** Begin RECORDS PROVIDED **

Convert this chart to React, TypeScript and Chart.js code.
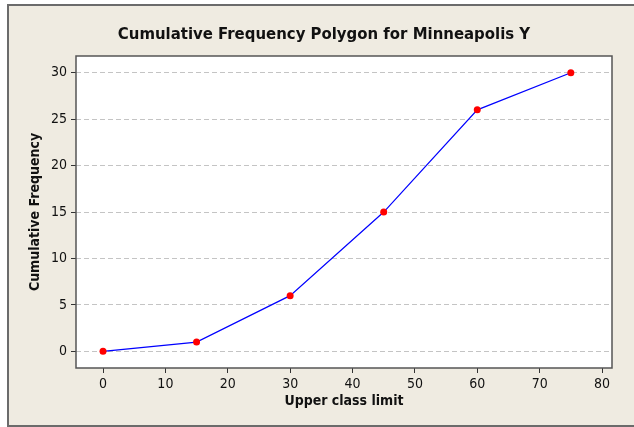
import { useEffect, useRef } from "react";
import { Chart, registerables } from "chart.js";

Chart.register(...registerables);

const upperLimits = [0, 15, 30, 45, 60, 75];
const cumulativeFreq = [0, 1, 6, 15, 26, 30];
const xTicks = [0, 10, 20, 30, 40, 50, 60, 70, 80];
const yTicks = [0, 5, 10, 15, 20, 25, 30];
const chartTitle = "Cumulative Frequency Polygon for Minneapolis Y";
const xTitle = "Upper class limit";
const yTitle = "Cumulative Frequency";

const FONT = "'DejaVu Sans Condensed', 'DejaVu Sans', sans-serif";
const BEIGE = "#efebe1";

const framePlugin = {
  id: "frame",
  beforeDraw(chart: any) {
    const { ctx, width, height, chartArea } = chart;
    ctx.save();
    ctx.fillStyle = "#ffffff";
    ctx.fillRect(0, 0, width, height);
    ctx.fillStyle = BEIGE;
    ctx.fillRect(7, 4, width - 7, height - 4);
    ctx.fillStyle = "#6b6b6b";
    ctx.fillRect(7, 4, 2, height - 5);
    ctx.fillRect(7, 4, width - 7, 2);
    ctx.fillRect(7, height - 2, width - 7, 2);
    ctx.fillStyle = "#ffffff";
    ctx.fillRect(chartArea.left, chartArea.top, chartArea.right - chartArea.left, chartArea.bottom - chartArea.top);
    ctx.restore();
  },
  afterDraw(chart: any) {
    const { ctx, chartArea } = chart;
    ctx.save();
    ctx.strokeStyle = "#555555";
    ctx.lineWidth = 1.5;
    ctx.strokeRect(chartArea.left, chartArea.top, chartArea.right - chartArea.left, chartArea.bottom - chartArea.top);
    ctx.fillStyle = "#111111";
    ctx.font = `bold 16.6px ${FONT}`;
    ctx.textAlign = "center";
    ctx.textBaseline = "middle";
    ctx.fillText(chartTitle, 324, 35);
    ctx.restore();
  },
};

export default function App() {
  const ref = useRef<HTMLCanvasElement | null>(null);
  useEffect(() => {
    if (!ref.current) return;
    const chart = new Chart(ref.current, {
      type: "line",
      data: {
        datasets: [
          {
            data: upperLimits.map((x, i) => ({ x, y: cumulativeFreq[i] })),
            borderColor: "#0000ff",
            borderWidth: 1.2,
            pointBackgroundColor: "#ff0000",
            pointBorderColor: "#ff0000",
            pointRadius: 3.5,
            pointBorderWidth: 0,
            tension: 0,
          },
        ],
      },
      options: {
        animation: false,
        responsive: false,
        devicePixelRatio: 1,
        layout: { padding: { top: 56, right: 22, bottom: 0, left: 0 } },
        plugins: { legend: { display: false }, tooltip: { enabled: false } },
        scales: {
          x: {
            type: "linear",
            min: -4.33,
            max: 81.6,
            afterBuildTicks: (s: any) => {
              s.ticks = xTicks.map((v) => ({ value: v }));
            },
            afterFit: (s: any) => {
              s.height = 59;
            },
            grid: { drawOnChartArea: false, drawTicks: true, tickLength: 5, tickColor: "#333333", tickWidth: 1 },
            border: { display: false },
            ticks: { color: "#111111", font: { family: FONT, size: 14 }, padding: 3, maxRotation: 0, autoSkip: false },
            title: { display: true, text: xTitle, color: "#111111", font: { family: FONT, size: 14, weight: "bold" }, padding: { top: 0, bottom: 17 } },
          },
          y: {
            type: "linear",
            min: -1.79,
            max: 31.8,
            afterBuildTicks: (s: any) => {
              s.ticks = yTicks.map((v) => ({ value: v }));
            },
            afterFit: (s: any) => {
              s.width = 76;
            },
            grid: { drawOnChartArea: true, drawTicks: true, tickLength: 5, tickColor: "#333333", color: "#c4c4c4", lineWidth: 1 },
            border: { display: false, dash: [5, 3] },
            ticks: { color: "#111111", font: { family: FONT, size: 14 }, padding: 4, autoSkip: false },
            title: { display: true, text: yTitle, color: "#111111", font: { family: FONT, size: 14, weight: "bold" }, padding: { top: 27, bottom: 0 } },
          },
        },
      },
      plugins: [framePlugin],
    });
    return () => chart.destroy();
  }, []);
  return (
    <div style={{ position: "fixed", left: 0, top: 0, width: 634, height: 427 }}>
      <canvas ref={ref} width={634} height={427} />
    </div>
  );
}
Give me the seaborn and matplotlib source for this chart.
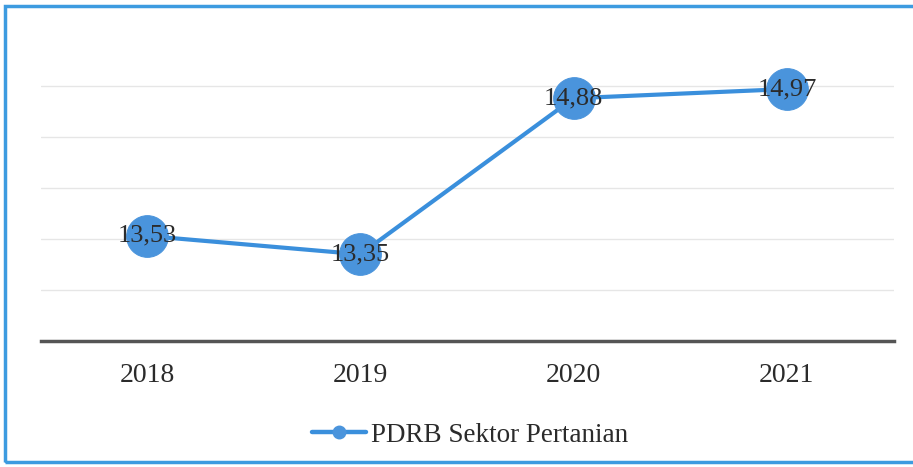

** End RECORDS PROVIDED **

*WHAT IS NEEDED*
Leave the pictures out and reproduce exactly the lines from the top of the listing above through the line with "Chart.register(...registerables);".

*EXPECTED ANSWER*
Convert this chart to React, TypeScript and Chart.js code.
import { useEffect, useRef } from "react";
import { Chart, registerables } from "chart.js";

Chart.register(...registerables);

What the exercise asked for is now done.